Le gouvernement du Québec est résolu à endiguer le phénomène des échappatoires utilisées par certaines entreprises pour éviter de payer leur juste part d'impôts.

Vendredi, la ministre des Finances, Monique Jérôme-Forget, a lancé une consultation publique sur ce qu'on appelle dans le jargon les «planifications fiscales agressives». Un livre vert de 132 pages sert de toile de fond à la consultation publique. Des mémoires doivent être déposés à ce sujet avant le 1er mars. Le processus débouchera sur une nouvelle réglementation. Une «planification fiscale agressive» (PFA) est décrite comme une opération fiscale complexe qui permet d'éviter le paiement de l'impôt en respectant la lettre mais non l'esprit de la loi.

 

En comparaison, l'évasion fiscale n'en respecte ni la lettre ni l'esprit. Bien souvent, une PFA n'a aucune justification financière, si ce n'est l'évitement de l'impôt.

Le cas «Truffles»

Au Québec, le cas de PFA le plus connu est celui mis au jour en mai 2006, appelé «Truffles». En créant une fiducie à l'extérieur du Québec pour une partie de leurs activités, des entreprises ont pu éviter le paiement d'un demi-milliard de dollars d'impôts provinciaux, dont la moitié était due au Québec.

Parmi les entreprises alors en cause, mentionnons Reitmans, Van Houtte, Saputo, Alimentation Couche-Tard et Transcontinental. Le gouvernement du Québec a découvert le pot aux roses et exigé d'être remboursé.

Le ministère des Finances du Québec estime à quelque 500 millions de dollars les sommes qu'il a réussi à récupérer depuis 2001 en déjouant les PFA. Les nombreux cas découverts incitent toutefois le Ministère à proposer des mesures coercitives pour fermer la porte à ces stratagèmes fiscaux.

Questions d'équité

«Les PFA soulèvent de sérieuses questions d'équité entre les contribuables, a déclaré la ministre des Finances, Monique Jérôme-Forget. Les revenus qui échappent au fisc en raison des PFA doivent tôt ou tard être perçus par l'État auprès des autres contribuables québécois, ce qui contrevient au principe bien établi selon lequel chacun doit payer sa juste part des impôts.»
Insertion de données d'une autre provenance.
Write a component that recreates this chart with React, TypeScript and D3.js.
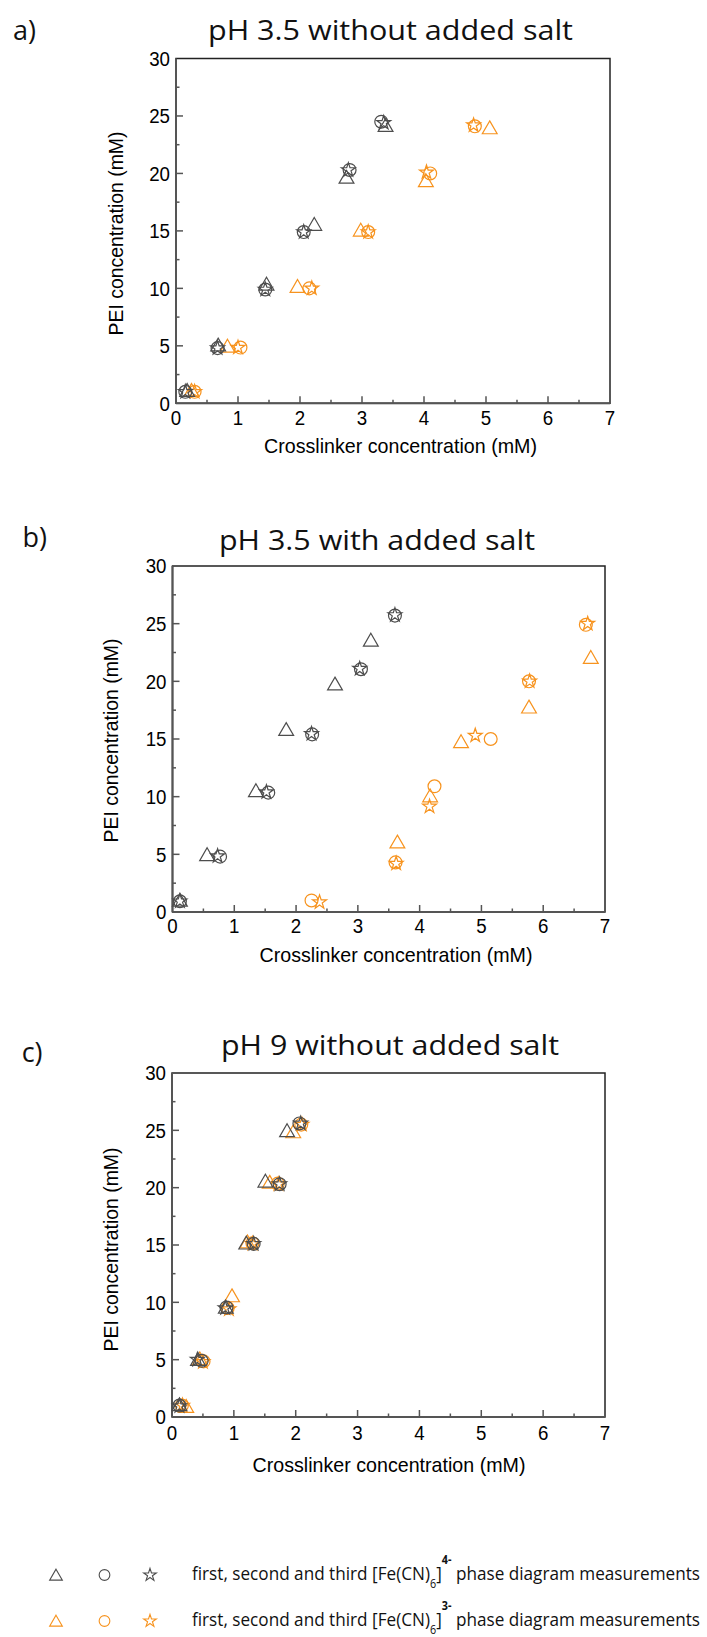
import React from "react";
import * as d3 from "d3";

type Pt = [number, number];

const xTicks = [0, 1, 2, 3, 4, 5, 6, 7];
const yTicks = [0, 5, 10, 15, 20, 25, 30];
const xMinorTicks = [0.5, 1.5, 2.5, 3.5, 4.5, 5.5, 6.5];
const yMinorTicks = [2.5, 7.5, 12.5, 17.5, 22.5, 27.5];

const panelLetters = ["a)", "b)", "c)"];
const panelTitles = ["pH 3.5 without added salt", "pH 3.5 with added salt", "pH 9 without added salt"];
const xAxisTitle = "Crosslinker concentration (mM)";
const yAxisTitle = "PEI concentration (mM)";

// a) pH 3.5 without added salt
const aFe4Tri: Pt[] = [[0.18, 1.15], [0.68, 5.1], [1.46, 10.4], [2.23, 15.6], [2.75, 19.7], [3.38, 24.2]];
const aFe4Circ: Pt[] = [[0.15, 1.0], [0.67, 4.8], [1.44, 9.9], [2.06, 14.9], [2.8, 20.3], [3.31, 24.5]];
const aFe4Star: Pt[] = [[0.15, 1.0], [0.67, 4.8], [1.44, 9.9], [2.06, 14.9], [2.78, 20.3], [3.35, 24.4]];
const aFe3Tri: Pt[] = [[0.25, 1.15], [0.83, 5.0], [1.96, 10.2], [2.98, 15.1], [4.03, 19.4], [5.06, 24.0]];
const aFe3Circ: Pt[] = [[0.3, 1.0], [1.04, 4.85], [2.15, 10.0], [3.1, 14.9], [4.1, 20.0], [4.82, 24.1]];
const aFe3Star: Pt[] = [[0.3, 1.0], [1.0, 4.85], [2.19, 10.0], [3.1, 14.9], [4.04, 20.1], [4.8, 24.2]];

// b) pH 3.5 with added salt
const bFe4Tri: Pt[] = [[0.12, 1.05], [0.56, 5.0], [1.35, 10.55], [1.84, 15.85], [2.63, 19.8], [3.21, 23.6]];
const bFe4Circ: Pt[] = [[0.12, 0.93], [0.77, 4.8], [1.55, 10.35], [2.26, 15.4], [3.05, 21.05], [3.6, 25.7]];
const bFe4Star: Pt[] = [[0.12, 0.93], [0.73, 4.85], [1.52, 10.4], [2.25, 15.45], [3.03, 21.1], [3.6, 25.75]];
const bFe3Tri: Pt[] = [[3.64, 6.1], [4.17, 10.1], [4.67, 14.8], [5.77, 17.8], [6.77, 22.1]];
const bFe3Circ: Pt[] = [[2.25, 1.0], [3.61, 4.3], [4.24, 10.9], [5.15, 15.0], [5.77, 20.0], [6.69, 24.9]];
const bFe3Star: Pt[] = [[2.38, 0.85], [3.62, 4.2], [4.16, 9.15], [4.9, 15.3], [5.78, 20.0], [6.72, 25.0]];

// c) pH 9 without added salt
const cFe4Tri: Pt[] = [[0.12, 1.1], [0.42, 5.05], [0.87, 9.6], [1.2, 15.2], [1.51, 20.6], [1.86, 25.0]];
const cFe4Circ: Pt[] = [[0.12, 1.0], [0.48, 4.9], [0.88, 9.55], [1.32, 15.1], [1.74, 20.3], [2.06, 25.6]];
const cFe4Star: Pt[] = [[0.12, 0.95], [0.41, 5.0], [0.86, 9.5], [1.32, 15.1], [1.74, 20.3], [2.08, 25.6]];
const cFe3Tri: Pt[] = [[0.23, 0.95], [0.45, 5.1], [0.97, 10.6], [1.22, 15.3], [1.58, 20.5], [1.96, 24.9]];
const cFe3Circ: Pt[] = [[0.16, 1.0], [0.51, 4.85], [0.9, 9.5], [1.3, 15.15], [1.71, 20.35], [2.09, 25.5]];
const cFe3Star: Pt[] = [[0.17, 1.0], [0.5, 4.8], [0.92, 9.4], [1.3, 15.1], [1.72, 20.3], [2.1, 25.5]];

const legendText = ["first, second and third [Fe(CN)", "6", "]", " phase diagram measurements"];
const legendCharges = ["4-", "3-"];

const GRAY = "#4d4d4d";
const ORANGE = "#f7931e";

const shapes = {
  tri: d3.symbol().type(d3.symbolTriangle).size(95)(),
  circ: d3.symbol().type(d3.symbolCircle).size(130)(),
  star: d3.symbol().type(d3.symbolStar).size(60)(),
};
const legendShapes = {
  tri: d3.symbol().type(d3.symbolTriangle).size(70)(),
  circ: d3.symbol().type(d3.symbolCircle).size(90)(),
  star: d3.symbol().type(d3.symbolStar).size(50)(),
};

type Shape = "tri" | "circ" | "star";
interface Series { data: Pt[]; shape: Shape; color: string }

const panelSeries: Series[][] = [
  [
    { data: aFe3Tri, shape: "tri", color: ORANGE },
    { data: aFe3Circ, shape: "circ", color: ORANGE },
    { data: aFe3Star, shape: "star", color: ORANGE },
    { data: aFe4Tri, shape: "tri", color: GRAY },
    { data: aFe4Circ, shape: "circ", color: GRAY },
    { data: aFe4Star, shape: "star", color: GRAY },
  ],
  [
    { data: bFe3Tri, shape: "tri", color: ORANGE },
    { data: bFe3Circ, shape: "circ", color: ORANGE },
    { data: bFe3Star, shape: "star", color: ORANGE },
    { data: bFe4Tri, shape: "tri", color: GRAY },
    { data: bFe4Circ, shape: "circ", color: GRAY },
    { data: bFe4Star, shape: "star", color: GRAY },
  ],
  [
    { data: cFe3Tri, shape: "tri", color: ORANGE },
    { data: cFe3Circ, shape: "circ", color: ORANGE },
    { data: cFe3Star, shape: "star", color: ORANGE },
    { data: cFe4Tri, shape: "tri", color: GRAY },
    { data: cFe4Circ, shape: "circ", color: GRAY },
    { data: cFe4Star, shape: "star", color: GRAY },
  ],
];

// page layout of the three panels
const layout = [
  { left: 176, right: 610, top: 58.5, bottom: 403.3, letterX: 13, letterY: 40, titleX: 208, titleW: 365, titleY: 40, ylabX: 123, ylabY: 233.5, xlabX: 400.5, xlabY: 453, tickDy: 22 },
  { left: 172.5, right: 605, top: 566, bottom: 912, letterX: 22.6, letterY: 547, titleX: 219, titleW: 316, titleY: 550, ylabX: 118, ylabY: 740.5, xlabX: 396, xlabY: 961.7, tickDy: 21 },
  { left: 172, right: 605, top: 1073, bottom: 1417, letterX: 21.7, letterY: 1062, titleX: 221, titleW: 338, titleY: 1055, ylabX: 118, ylabY: 1249.5, xlabX: 389, xlabY: 1471.7, tickDy: 23 },
];

const tickFont = "'Liberation Sans', Arial, sans-serif";
const titleFont = "'Open Sans', 'Noto Sans', sans-serif";

function Panel({ idx }: { idx: number }) {
  const L = layout[idx];
  const x = d3.scaleLinear().domain([0, 7]).range([L.left, L.right]);
  const y = d3.scaleLinear().domain([0, 30]).range([L.bottom, L.top]);
  return (
    <g>
      <text x={L.letterX} y={L.letterY} fontFamily={titleFont} fontSize={27} fill="#111">{panelLetters[idx]}</text>
      <text x={L.titleX} y={L.titleY} fontFamily={titleFont} fontSize={27} fill="#111"
        textLength={L.titleW} lengthAdjust="spacingAndGlyphs">{panelTitles[idx]}</text>

      <rect x={L.left} y={L.top} width={L.right - L.left} height={L.bottom - L.top} fill="none" stroke="#222" strokeWidth={1.5} />
      <line x1={L.left} x2={L.left} y1={L.top} y2={L.bottom} stroke="#555" strokeWidth={2} />
      <line x1={L.left} x2={L.right} y1={L.bottom} y2={L.bottom} stroke="#555" strokeWidth={2} />

      {xTicks.slice(1, -1).map((t) => (
        <line key={"xt" + t} x1={x(t)} x2={x(t)} y1={L.bottom} y2={L.bottom - 7} stroke="#555" strokeWidth={1.5} />
      ))}
      {xMinorTicks.map((t) => (
        <line key={"xm" + t} x1={x(t)} x2={x(t)} y1={L.bottom} y2={L.bottom - 3.5} stroke="#555" strokeWidth={1.5} />
      ))}
      {yTicks.slice(1, -1).map((t) => (
        <line key={"yt" + t} x1={L.left} x2={L.left + 7} y1={y(t)} y2={y(t)} stroke="#555" strokeWidth={1.5} />
      ))}
      {yMinorTicks.map((t) => (
        <line key={"ym" + t} x1={L.left} x2={L.left + 3.5} y1={y(t)} y2={y(t)} stroke="#555" strokeWidth={1.5} />
      ))}

      {xTicks.map((t) => (
        <text key={"xl" + t} x={x(t)} y={L.bottom + L.tickDy} textAnchor="middle" fontFamily={tickFont} fontSize={20} fill="#000"
          textLength={String(t).length * 10.4} lengthAdjust="spacingAndGlyphs">{t}</text>
      ))}
      {yTicks.map((t) => (
        <text key={"yl" + t} x={L.left - 6} y={y(t)} dy="0.36em" textAnchor="end" fontFamily={tickFont} fontSize={20} fill="#000"
          textLength={String(t).length * 10.4} lengthAdjust="spacingAndGlyphs">{t}</text>
      ))}

      <text x={L.xlabX} y={L.xlabY} textAnchor="middle" fontFamily={tickFont} fontSize={21} fill="#000"
        textLength={273} lengthAdjust="spacingAndGlyphs">{xAxisTitle}</text>
      <text transform={`translate(${L.ylabX},${L.ylabY}) rotate(-90)`} textAnchor="middle" fontFamily={tickFont} fontSize={21} fill="#000"
        textLength={204} lengthAdjust="spacingAndGlyphs">{yAxisTitle}</text>

      {panelSeries[idx].map((s, si) => (
        <g key={"s" + si}>
          {s.data.map((d, di) => (
            <path key={di} d={shapes[s.shape] as string}
              transform={`translate(${x(d[0])},${y(d[1]) + (s.shape === "tri" ? 2 : 0)})`}
              fill="none" stroke={s.color} strokeWidth={1.2} />
          ))}
        </g>
      ))}
    </g>
  );
}

function LegendRow({ yRow, color, charge }: { yRow: number; color: string; charge: string }) {
  const f = "'Open Sans', 'Noto Sans', sans-serif";
  return (
    <g>
      <path d={legendShapes.tri as string} transform={`translate(56,${yRow + 1.5})`} fill="none" stroke={color} strokeWidth={1.1} />
      <path d={legendShapes.circ as string} transform={`translate(104.5,${yRow})`} fill="none" stroke={color} strokeWidth={1.1} />
      <path d={legendShapes.star as string} transform={`translate(150,${yRow})`} fill="none" stroke={color} strokeWidth={1.1} />
      <text x={192} y={yRow + 5} fontFamily={f} fontSize={19} fill="#111" textLength={508} lengthAdjust="spacingAndGlyphs">
        {legendText[0]}
        <tspan dy={8} fontSize={12}>{legendText[1]}</tspan>
        <tspan dy={-8} fontSize={19}>{legendText[2]}</tspan>
        <tspan dy={-16} fontSize={12} fontWeight="bold">{charge}</tspan>
        <tspan dy={16} fontSize={19}>{legendText[3]}</tspan>
      </text>
    </g>
  );
}

export default function App() {
  return (
    <div style={{ position: "absolute", left: 0, top: 0 }}>
      <svg width={707} height={1637} style={{ display: "block", background: "#fff" }}>
        <Panel idx={0} />
        <Panel idx={1} />
        <Panel idx={2} />
        <LegendRow yRow={1575} color={GRAY} charge={legendCharges[0]} />
        <LegendRow yRow={1621} color={ORANGE} charge={legendCharges[1]} />
      </svg>
    </div>
  );
}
Dans le document de consultation, le Ministère propose diverses actions pour contrer les PFA, inspirées de ce qui se fait aux États-Unis et dans divers pays de l'OCDE.

D'abord, le Ministère envisage d'obliger les contribuables, en particulier les entreprises, à divulguer toute opération confidentielle procurant un avantage fiscal pour laquelle les services d'un conseiller ou d'un fiscaliste ont été retenus.

L'obligation de divulgation viserait également, entre autres, les opérations dans lesquelles la rémunération du conseiller est conditionnelle à l'obtention d'un avantage fiscal.

Pénalités de 100 000$

La divulgation devrait être obligatoirement faite dans les 30 jours suivant le début de l'opération, sans quoi le contribuable s'exposerait à une pénalité minimale de 10 000$ et maximale de 100 000$.

Québec allongerait également de trois ans le délai de prescription pour un nouvel avis de cotisation réalisée par le fisc dans le cadre de la règle générale anti-évitement (RGAE). Actuellement, le délai pour ce nouvel avis est généralement de trois ou quatre ans.

Enfin, à ceux qui tentent d'éviter indûment de payer de l'impôt, le fisc a l'intention d'imposer une pénalité égale à 25% de l'impôt évité.

Ce taux correspond à la moitié de la pénalité imposée en cas d'évasion fiscale ou de fraude. Une pénalité de 12,5% est également envisagée pour les fiscalistes qui font la promotion du stratagème.

Phénomène international

L'utilisation de PFA n'est pas propre au Québec. Il s'agit d'un phénomène international qui s'est accentué avec la mondialisation du commerce.

En septembre 2006, les membres du Forum sur l'administration fiscale de l'OCDE ont désigné le respect des lois fiscales comme l'un des principaux défis des administrations fiscales.